*WHAT THE TASK ASKS:* Leave out the pictures, and retype only the lines from the beginning of the material through the line that contains "import pandas as pd", including both.

*Entries from a dataset:*
------------------------------------------------

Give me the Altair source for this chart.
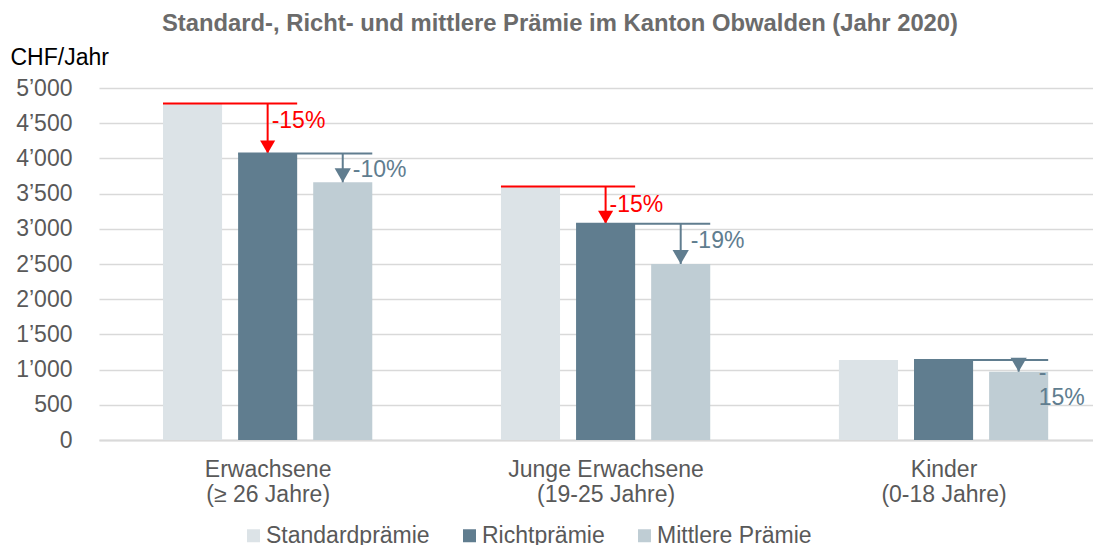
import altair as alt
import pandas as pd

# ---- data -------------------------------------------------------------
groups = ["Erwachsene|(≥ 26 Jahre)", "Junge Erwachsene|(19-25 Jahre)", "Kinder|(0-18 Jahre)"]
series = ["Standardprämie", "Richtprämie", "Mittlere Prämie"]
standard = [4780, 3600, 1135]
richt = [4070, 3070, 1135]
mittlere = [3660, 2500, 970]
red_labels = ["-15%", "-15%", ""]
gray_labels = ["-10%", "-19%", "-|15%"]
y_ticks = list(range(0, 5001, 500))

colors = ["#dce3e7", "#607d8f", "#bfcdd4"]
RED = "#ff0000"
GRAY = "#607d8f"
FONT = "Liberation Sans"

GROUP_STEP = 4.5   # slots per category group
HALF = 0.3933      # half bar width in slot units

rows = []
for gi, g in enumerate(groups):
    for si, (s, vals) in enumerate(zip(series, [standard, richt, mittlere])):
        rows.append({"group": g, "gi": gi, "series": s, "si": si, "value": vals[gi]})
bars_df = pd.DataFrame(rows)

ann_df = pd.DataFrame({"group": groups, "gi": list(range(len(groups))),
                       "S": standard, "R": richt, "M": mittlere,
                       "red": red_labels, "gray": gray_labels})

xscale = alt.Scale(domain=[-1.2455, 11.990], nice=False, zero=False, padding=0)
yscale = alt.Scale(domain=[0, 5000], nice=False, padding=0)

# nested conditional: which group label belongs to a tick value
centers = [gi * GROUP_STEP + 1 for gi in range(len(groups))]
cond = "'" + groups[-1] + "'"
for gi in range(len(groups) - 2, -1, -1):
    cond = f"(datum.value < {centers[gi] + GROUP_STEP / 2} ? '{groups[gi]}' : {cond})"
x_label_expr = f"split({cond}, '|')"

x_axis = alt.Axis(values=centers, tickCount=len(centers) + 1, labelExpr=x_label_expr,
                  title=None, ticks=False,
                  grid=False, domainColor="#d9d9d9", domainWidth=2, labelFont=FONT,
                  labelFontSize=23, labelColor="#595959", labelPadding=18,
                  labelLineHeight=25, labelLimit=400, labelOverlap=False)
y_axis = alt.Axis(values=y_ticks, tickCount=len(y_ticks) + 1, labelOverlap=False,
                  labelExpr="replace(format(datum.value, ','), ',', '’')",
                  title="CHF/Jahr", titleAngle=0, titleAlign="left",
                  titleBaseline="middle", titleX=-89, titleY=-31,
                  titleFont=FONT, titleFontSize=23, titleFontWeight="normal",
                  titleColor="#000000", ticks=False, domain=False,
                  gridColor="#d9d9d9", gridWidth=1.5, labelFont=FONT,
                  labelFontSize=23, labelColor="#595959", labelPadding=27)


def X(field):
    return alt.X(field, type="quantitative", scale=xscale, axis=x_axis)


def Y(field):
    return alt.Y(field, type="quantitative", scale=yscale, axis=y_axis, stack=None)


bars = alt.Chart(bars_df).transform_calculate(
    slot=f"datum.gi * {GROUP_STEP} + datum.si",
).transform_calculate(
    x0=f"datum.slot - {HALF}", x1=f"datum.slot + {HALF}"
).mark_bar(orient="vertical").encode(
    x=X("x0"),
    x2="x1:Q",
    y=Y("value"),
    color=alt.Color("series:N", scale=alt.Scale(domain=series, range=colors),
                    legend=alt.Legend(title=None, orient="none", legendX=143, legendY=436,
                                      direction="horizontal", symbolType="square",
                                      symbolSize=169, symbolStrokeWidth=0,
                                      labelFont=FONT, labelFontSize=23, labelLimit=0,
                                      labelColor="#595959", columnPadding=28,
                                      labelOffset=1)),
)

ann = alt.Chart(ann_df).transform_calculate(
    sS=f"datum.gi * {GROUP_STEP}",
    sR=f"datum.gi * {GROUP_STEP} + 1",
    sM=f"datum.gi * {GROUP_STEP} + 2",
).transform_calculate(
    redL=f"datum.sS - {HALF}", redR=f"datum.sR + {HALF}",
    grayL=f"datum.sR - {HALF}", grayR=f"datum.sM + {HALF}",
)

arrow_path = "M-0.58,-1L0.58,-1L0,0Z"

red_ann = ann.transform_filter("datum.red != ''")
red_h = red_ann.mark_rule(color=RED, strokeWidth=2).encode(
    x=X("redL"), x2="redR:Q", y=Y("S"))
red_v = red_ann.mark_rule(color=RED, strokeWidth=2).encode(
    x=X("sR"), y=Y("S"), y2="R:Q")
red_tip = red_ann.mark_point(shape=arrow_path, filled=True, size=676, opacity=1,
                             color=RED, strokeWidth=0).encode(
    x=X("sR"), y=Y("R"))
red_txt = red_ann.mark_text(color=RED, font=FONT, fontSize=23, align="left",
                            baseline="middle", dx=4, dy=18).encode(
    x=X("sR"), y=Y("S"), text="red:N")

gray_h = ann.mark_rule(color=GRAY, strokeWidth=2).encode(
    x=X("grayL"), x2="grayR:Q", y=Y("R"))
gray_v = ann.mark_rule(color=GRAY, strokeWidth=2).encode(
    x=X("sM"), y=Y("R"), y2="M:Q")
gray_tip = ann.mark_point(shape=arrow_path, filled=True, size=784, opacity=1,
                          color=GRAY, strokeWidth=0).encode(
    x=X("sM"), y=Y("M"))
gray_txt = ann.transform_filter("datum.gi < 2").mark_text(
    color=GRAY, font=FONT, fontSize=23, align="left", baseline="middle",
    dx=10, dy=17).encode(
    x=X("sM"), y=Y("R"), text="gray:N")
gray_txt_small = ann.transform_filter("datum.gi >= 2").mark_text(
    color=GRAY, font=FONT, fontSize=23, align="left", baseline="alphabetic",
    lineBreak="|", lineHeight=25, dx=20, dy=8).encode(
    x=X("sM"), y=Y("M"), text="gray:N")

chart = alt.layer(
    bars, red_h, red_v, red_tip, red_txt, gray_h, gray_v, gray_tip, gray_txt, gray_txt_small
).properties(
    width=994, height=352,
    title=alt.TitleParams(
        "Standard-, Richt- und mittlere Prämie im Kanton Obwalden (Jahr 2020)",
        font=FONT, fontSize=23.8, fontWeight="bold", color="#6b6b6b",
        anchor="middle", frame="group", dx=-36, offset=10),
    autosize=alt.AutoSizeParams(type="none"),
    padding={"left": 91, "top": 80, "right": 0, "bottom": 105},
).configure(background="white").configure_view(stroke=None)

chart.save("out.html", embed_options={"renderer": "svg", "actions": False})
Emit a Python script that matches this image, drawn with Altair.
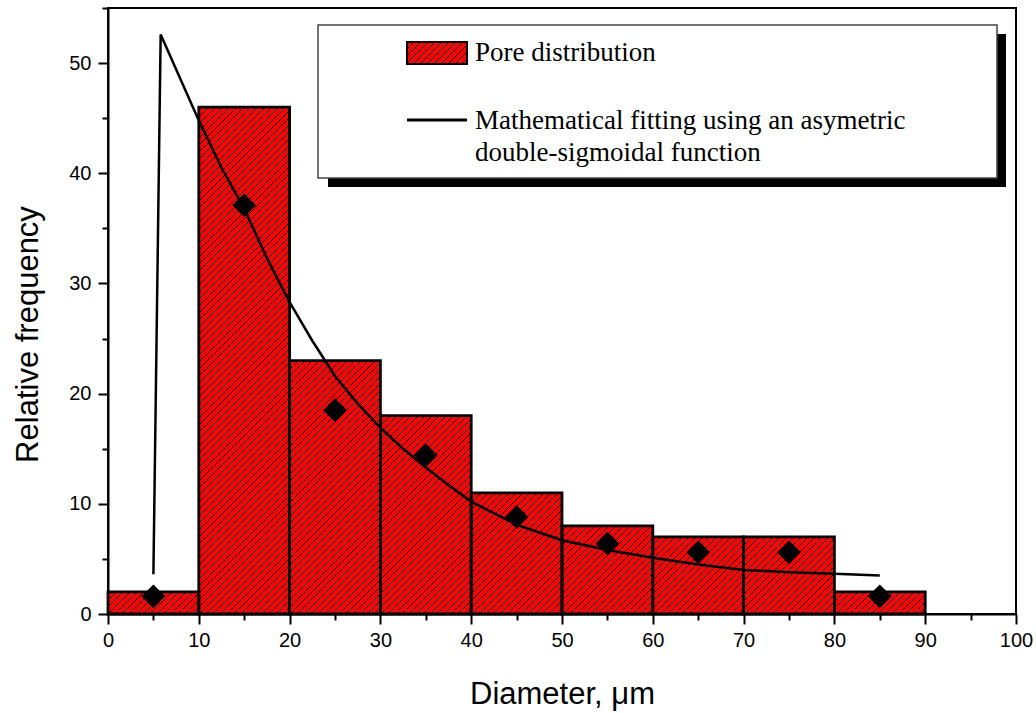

------------------------------------------------

*EXERCISE RESPONSE:*
Give me the Altair source for this chart.
import altair as alt
import pandas as pd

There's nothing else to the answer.